The defendant argues that the trial court “may have erred” by not disclosing
certain confidential records that it reviewed in camera prior to trial, and
requests that we conduct an in camera review of those records to determine
whether the trial court sustainably exercised its discretion by withholding
them. See State v. Aldrich, 
169 N.H. 345
, 354 (2016). In State v. Girard, 173
N.H. ___, ___ (decided October 16, 2020) (slip op. at 6-10), we recently clarified
the standard that a trial court must apply when determining whether
confidential records must be disclosed to a defendant. Because the trial court
did not have the benefit of Girard when it conducted its in camera review and
withheld certain confidential records, we remand to the trial court for the
limited purpose of reviewing confidential records in accordance with the
standard set forth in Girard.

       On or before February 11, 2021, the trial court shall review the withheld
confidential records, which are being transferred with this opinion, in
accordance with the standard set forth in Girard, and shall report the results of
its review to this court. If the trial court determines that it would have
disclosed any of the records that it withheld had it applied the standard set
forth in Girard, it shall order a new trial unless it determines that its failure to
disclose such records was harmless beyond a reasonable doubt. See
 id. at 
___
(slip op. at 9-10). If the trial court determines under Girard that it would have
ordered the disclosure of any of the withheld records, but that its failure to
disclose such records was harmless beyond a reasonable doubt, it shall identify
in its report the records that it would have disclosed, but shall not disclose
such records to the parties.
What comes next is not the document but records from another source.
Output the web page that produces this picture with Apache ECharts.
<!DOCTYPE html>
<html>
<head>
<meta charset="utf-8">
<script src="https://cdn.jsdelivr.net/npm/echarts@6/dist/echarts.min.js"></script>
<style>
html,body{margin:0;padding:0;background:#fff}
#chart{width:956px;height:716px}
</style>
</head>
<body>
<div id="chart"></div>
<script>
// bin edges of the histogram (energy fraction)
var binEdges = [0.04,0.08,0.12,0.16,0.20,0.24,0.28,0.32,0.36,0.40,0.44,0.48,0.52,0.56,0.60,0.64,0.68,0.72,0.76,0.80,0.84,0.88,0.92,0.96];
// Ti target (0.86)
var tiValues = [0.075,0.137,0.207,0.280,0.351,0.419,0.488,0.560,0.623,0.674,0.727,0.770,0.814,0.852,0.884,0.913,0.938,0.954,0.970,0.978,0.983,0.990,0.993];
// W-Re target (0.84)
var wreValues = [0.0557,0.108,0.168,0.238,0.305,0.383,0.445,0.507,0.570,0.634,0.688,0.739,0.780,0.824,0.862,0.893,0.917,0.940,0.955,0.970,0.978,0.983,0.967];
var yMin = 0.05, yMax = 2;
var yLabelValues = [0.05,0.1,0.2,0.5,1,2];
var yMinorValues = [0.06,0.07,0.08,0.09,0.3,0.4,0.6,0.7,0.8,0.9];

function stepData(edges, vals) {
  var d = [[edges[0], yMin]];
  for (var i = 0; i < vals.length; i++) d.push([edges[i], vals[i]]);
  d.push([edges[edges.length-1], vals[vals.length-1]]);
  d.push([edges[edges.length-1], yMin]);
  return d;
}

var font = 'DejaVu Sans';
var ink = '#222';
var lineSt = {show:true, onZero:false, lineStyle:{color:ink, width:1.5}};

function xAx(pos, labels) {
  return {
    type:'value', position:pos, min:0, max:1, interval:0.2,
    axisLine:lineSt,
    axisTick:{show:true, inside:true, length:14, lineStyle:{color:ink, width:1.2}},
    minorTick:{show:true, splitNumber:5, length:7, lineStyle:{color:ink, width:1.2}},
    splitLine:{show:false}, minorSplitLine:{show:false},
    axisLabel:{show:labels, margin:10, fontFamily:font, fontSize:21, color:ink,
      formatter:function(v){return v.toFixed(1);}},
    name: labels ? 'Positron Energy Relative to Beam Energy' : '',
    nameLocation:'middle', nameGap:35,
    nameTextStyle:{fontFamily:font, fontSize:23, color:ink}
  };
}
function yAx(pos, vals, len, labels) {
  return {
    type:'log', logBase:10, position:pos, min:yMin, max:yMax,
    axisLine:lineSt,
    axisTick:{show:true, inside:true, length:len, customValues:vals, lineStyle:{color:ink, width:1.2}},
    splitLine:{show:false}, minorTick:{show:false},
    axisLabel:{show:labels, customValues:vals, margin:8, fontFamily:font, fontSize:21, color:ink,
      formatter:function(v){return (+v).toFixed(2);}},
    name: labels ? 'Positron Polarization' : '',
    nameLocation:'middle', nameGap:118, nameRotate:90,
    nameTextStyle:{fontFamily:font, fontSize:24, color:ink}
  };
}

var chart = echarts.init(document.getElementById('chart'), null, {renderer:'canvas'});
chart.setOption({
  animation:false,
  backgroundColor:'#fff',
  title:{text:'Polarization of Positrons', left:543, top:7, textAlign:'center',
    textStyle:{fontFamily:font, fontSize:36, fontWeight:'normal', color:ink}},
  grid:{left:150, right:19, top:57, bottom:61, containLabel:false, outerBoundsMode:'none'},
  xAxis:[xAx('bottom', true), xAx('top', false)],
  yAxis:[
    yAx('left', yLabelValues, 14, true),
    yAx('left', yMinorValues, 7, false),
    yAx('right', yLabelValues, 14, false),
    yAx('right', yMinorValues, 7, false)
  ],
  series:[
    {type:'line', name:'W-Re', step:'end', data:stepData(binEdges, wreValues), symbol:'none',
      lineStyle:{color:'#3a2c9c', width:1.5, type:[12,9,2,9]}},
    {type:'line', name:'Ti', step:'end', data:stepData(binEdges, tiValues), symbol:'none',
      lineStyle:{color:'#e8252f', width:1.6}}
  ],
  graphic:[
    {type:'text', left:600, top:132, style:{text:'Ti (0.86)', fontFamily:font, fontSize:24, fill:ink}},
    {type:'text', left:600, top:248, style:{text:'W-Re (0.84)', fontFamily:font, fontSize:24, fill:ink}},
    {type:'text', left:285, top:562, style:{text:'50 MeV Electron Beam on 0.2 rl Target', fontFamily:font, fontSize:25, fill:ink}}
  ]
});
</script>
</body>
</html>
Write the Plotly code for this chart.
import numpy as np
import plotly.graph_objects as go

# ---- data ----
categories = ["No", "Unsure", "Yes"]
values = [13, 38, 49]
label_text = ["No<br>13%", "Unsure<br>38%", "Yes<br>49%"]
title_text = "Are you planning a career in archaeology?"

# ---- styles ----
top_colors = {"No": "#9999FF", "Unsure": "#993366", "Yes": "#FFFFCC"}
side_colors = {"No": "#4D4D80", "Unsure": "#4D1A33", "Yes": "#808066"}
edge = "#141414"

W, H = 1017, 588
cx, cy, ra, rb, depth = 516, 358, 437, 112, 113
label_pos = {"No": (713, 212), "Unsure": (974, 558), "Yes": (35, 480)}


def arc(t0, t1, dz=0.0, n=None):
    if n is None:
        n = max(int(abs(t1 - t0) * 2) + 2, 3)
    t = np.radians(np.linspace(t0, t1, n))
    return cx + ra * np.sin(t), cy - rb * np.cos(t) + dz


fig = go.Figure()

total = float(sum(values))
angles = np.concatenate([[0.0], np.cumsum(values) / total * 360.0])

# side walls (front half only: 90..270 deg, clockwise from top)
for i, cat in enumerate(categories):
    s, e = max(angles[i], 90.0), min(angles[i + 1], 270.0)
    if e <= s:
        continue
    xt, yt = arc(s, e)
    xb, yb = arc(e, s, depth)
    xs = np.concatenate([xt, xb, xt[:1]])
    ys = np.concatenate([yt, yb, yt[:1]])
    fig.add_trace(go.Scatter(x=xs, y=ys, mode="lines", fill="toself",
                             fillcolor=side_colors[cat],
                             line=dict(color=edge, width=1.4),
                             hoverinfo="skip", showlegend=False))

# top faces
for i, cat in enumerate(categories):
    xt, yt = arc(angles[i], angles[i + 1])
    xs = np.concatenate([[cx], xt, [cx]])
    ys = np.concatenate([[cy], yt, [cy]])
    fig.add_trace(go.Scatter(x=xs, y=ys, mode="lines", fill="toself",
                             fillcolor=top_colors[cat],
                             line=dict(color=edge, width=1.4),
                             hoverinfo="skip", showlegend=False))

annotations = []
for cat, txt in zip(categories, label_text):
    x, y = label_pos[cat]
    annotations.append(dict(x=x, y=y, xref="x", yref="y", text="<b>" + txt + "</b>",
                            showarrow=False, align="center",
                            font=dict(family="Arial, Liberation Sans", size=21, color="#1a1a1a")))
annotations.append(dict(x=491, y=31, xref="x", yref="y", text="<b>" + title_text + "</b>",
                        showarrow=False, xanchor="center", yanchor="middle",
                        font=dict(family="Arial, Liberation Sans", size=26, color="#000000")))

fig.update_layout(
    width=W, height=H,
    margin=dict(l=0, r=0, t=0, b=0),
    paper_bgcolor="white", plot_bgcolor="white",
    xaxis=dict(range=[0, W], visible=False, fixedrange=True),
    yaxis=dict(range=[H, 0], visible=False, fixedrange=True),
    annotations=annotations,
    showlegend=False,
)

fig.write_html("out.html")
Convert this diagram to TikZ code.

Unless the trial court determines that the
defendant is entitled to a new trial, the clerk of the Rockingham County
Superior Court shall transfer the confidential records to this court after the
trial court has completed its review of the records and has reported the results




                                         8
of the review to this court. All further processing of this appeal is stayed until
the trial court completes its review in accordance with this opinion.

                                                  Affirmed in part and remanded.

      HICKS, HANTZ MARCONI, and DONOVAN, JJ., concurred.